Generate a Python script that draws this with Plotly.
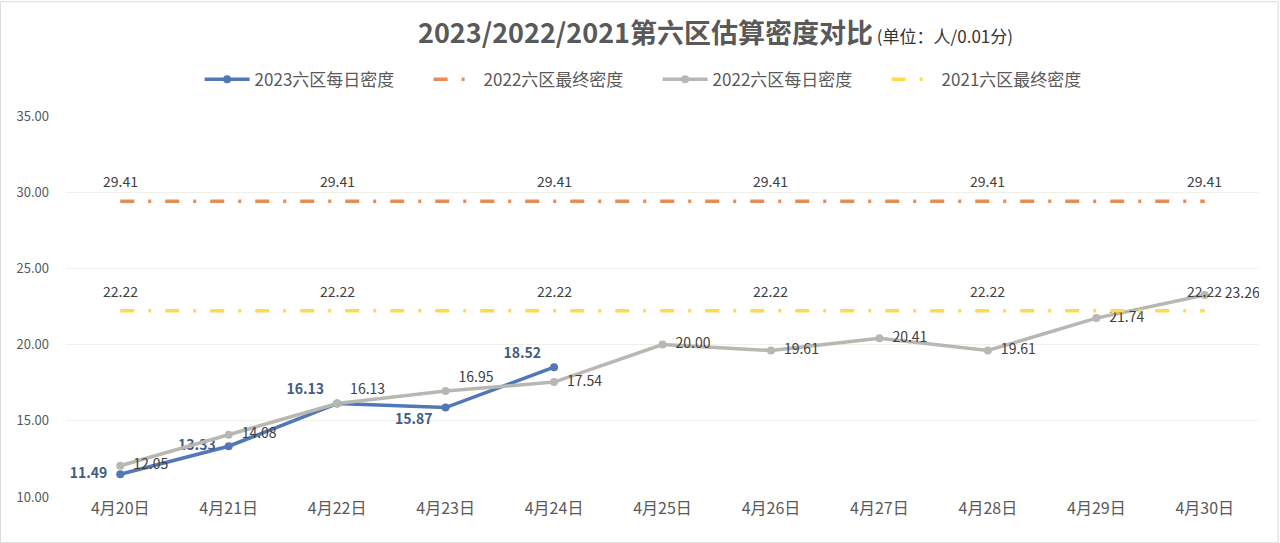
import plotly.graph_objects as go

dates = ["4月20日", "4月21日", "4月22日", "4月23日", "4月24日", "4月25日",
         "4月26日", "4月27日", "4月28日", "4月29日", "4月30日"]
daily_2023 = [11.49, 13.33, 16.13, 15.87, 18.52]
daily_2022 = [12.05, 14.08, 16.13, 16.95, 17.54, 20.00, 19.61, 20.41, 19.61, 21.74, 23.26]
final_2022 = [29.41] * 11
final_2021 = [22.22] * 11

font_cn = "Noto Sans CJK SC"
sp = "\u2002"  # en space, pushes the point labels a bit away from the markers

gray_text = [f"{sp}{v:.2f}" for v in daily_2022]
gray_text[-1] = sp + gray_text[-1]  # last one sits next to the 22.22 label

fig = go.Figure()

fig.add_trace(go.Scatter(
    x=dates[:len(daily_2023)], y=daily_2023, name="2023六区每日密度",
    mode="lines+markers+text", line=dict(color="#5078b8", width=3.5),
    marker=dict(size=8, color="#5078b8"),
    text=[f"{v:.2f}{sp}" for v in daily_2023],
    textposition=["middle left", "middle left", "top left", "bottom left", "top left"],
    textfont=dict(color="#3f5d86", size=14, family=font_cn, weight="bold"),
))
fig.add_trace(go.Scatter(
    x=dates, y=final_2022, name="2022六区最终密度",
    mode="lines", line=dict(color="#e58d55", width=3.5, dash="14px,14px,3px,14px"),
))
fig.add_trace(go.Scatter(
    x=dates, y=daily_2022, name="2022六区每日密度",
    mode="lines+markers+text", line=dict(color="#b8b8b2", width=3.5),
    marker=dict(size=8, color="#b8b8b2"),
    text=gray_text,
    textposition=["middle right", "middle right", "top right", "top right"] + ["middle right"] * 7,
    textfont=dict(color="#404040", size=14, family=font_cn),
))
fig.add_trace(go.Scatter(
    x=dates, y=final_2021, name="2021六区最终密度",
    mode="lines", line=dict(color="#ffd94f", width=3.5, dash="14px,14px,3px,14px"),
))

# the flat lines are labelled every other day, a little above the line
for series in (final_2022, final_2021):
    for i, (d, v) in enumerate(zip(dates, series)):
        if i % 2 == 0:
            fig.add_annotation(x=d, y=v, text=f"{v:.2f}", showarrow=False, yshift=20,
                               font=dict(color="#404040", size=14, family=font_cn))

fig.update_layout(
    width=1280, height=543,
    paper_bgcolor="white", plot_bgcolor="white",
    font=dict(family=font_cn, color="#595959"),
    margin=dict(l=66, r=21, t=116, b=46),
    title=dict(
        text="<b>2023/2022/2021第六区估算密度对比</b>"
             "<span style='font-size:17px;color:#333333'> (单位：人/0.01分)</span>",
        x=0.559, xanchor="center", yref="container", y=0.939, yanchor="middle",
        font=dict(size=27, color="#595959", family=font_cn),
    ),
    legend=dict(orientation="h", x=0.112, xanchor="left", y=1.095, yanchor="middle",
                font=dict(size=17, color="#595959"), itemwidth=45,
                entrywidth=169, entrywidthmode="pixels"),
    showlegend=True,
)
fig.update_xaxes(range=[-0.5, 10.5], showgrid=False, showline=False, ticks="", automargin=False,
                 tickfont=dict(size=16, color="#595959"))
fig.update_yaxes(range=[10, 35], dtick=5, tickformat=".2f", showgrid=True,
                 gridcolor="#f1f1ea", zeroline=False, showline=False, automargin=False,
                 ticklabelstandoff=16, tickfont=dict(size=13, color="#595959"))

fig.add_shape(type="rect", xref="paper", yref="paper",
              x0=-0.055, x1=1.016, y0=-0.12, y1=1.3,
              line=dict(color="#d9d9d9", width=1))

fig.write_html("out.html", config={"displayModeBar": False},
               post_script="document.body.style.margin='0';document.body.style.overflow='hidden';")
======
Copy out each line exactly, without the pictures.

Generate a Python script that draws this with Plotly.
import plotly.graph_objects as go

dates = ["4月20日", "4月21日", "4月22日", "4月23日", "4月24日", "4月25日",
         "4月26日", "4月27日", "4月28日", "4月29日", "4月30日"]
daily_2023 = [11.49, 13.33, 16.13, 15.87, 18.52]
daily_2022 = [12.05, 14.08, 16.13, 16.95, 17.54, 20.00, 19.61, 20.41, 19.61, 21.74, 23.26]
final_2022 = [29.41] * 11
final_2021 = [22.22] * 11

font_cn = "Noto Sans CJK SC"
sp = "\u2002"  # en space, pushes the point labels a bit away from the markers

gray_text = [f"{sp}{v:.2f}" for v in daily_2022]
gray_text[-1] = sp + gray_text[-1]  # last one sits next to the 22.22 label

fig = go.Figure()

fig.add_trace(go.Scatter(
    x=dates[:len(daily_2023)], y=daily_2023, name="2023六区每日密度",
    mode="lines+markers+text", line=dict(color="#5078b8", width=3.5),
    marker=dict(size=8, color="#5078b8"),
    text=[f"{v:.2f}{sp}" for v in daily_2023],
    textposition=["middle left", "middle left", "top left", "bottom left", "top left"],
    textfont=dict(color="#3f5d86", size=14, family=font_cn, weight="bold"),
))
fig.add_trace(go.Scatter(
    x=dates, y=final_2022, name="2022六区最终密度",
    mode="lines", line=dict(color="#e58d55", width=3.5, dash="14px,14px,3px,14px"),
))
fig.add_trace(go.Scatter(
    x=dates, y=daily_2022, name="2022六区每日密度",
    mode="lines+markers+text", line=dict(color="#b8b8b2", width=3.5),
    marker=dict(size=8, color="#b8b8b2"),
    text=gray_text,
    textposition=["middle right", "middle right", "top right", "top right"] + ["middle right"] * 7,
    textfont=dict(color="#404040", size=14, family=font_cn),
))
fig.add_trace(go.Scatter(
    x=dates, y=final_2021, name="2021六区最终密度",
    mode="lines", line=dict(color="#ffd94f", width=3.5, dash="14px,14px,3px,14px"),
))

# the flat lines are labelled every other day, a little above the line
for series in (final_2022, final_2021):
    for i, (d, v) in enumerate(zip(dates, series)):
        if i % 2 == 0:
            fig.add_annotation(x=d, y=v, text=f"{v:.2f}", showarrow=False, yshift=20,
                               font=dict(color="#404040", size=14, family=font_cn))

fig.update_layout(
    width=1280, height=543,
    paper_bgcolor="white", plot_bgcolor="white",
    font=dict(family=font_cn, color="#595959"),
    margin=dict(l=66, r=21, t=116, b=46),
    title=dict(
        text="<b>2023/2022/2021第六区估算密度对比</b>"
             "<span style='font-size:17px;color:#333333'> (单位：人/0.01分)</span>",
        x=0.559, xanchor="center", yref="container", y=0.939, yanchor="middle",
        font=dict(size=27, color="#595959", family=font_cn),
    ),
    legend=dict(orientation="h", x=0.112, xanchor="left", y=1.095, yanchor="middle",
                font=dict(size=17, color="#595959"), itemwidth=45,
                entrywidth=169, entrywidthmode="pixels"),
    showlegend=True,
)
fig.update_xaxes(range=[-0.5, 10.5], showgrid=False, showline=False, ticks="", automargin=False,
                 tickfont=dict(size=16, color="#595959"))
fig.update_yaxes(range=[10, 35], dtick=5, tickformat=".2f", showgrid=True,
                 gridcolor="#f1f1ea", zeroline=False, showline=False, automargin=False,
                 ticklabelstandoff=16, tickfont=dict(size=13, color="#595959"))

fig.add_shape(type="rect", xref="paper", yref="paper",
              x0=-0.055, x1=1.016, y0=-0.12, y1=1.3,
              line=dict(color="#d9d9d9", width=1))

fig.write_html("out.html", config={"displayModeBar": False},
               post_script="document.body.style.margin='0';document.body.style.overflow='hidden';")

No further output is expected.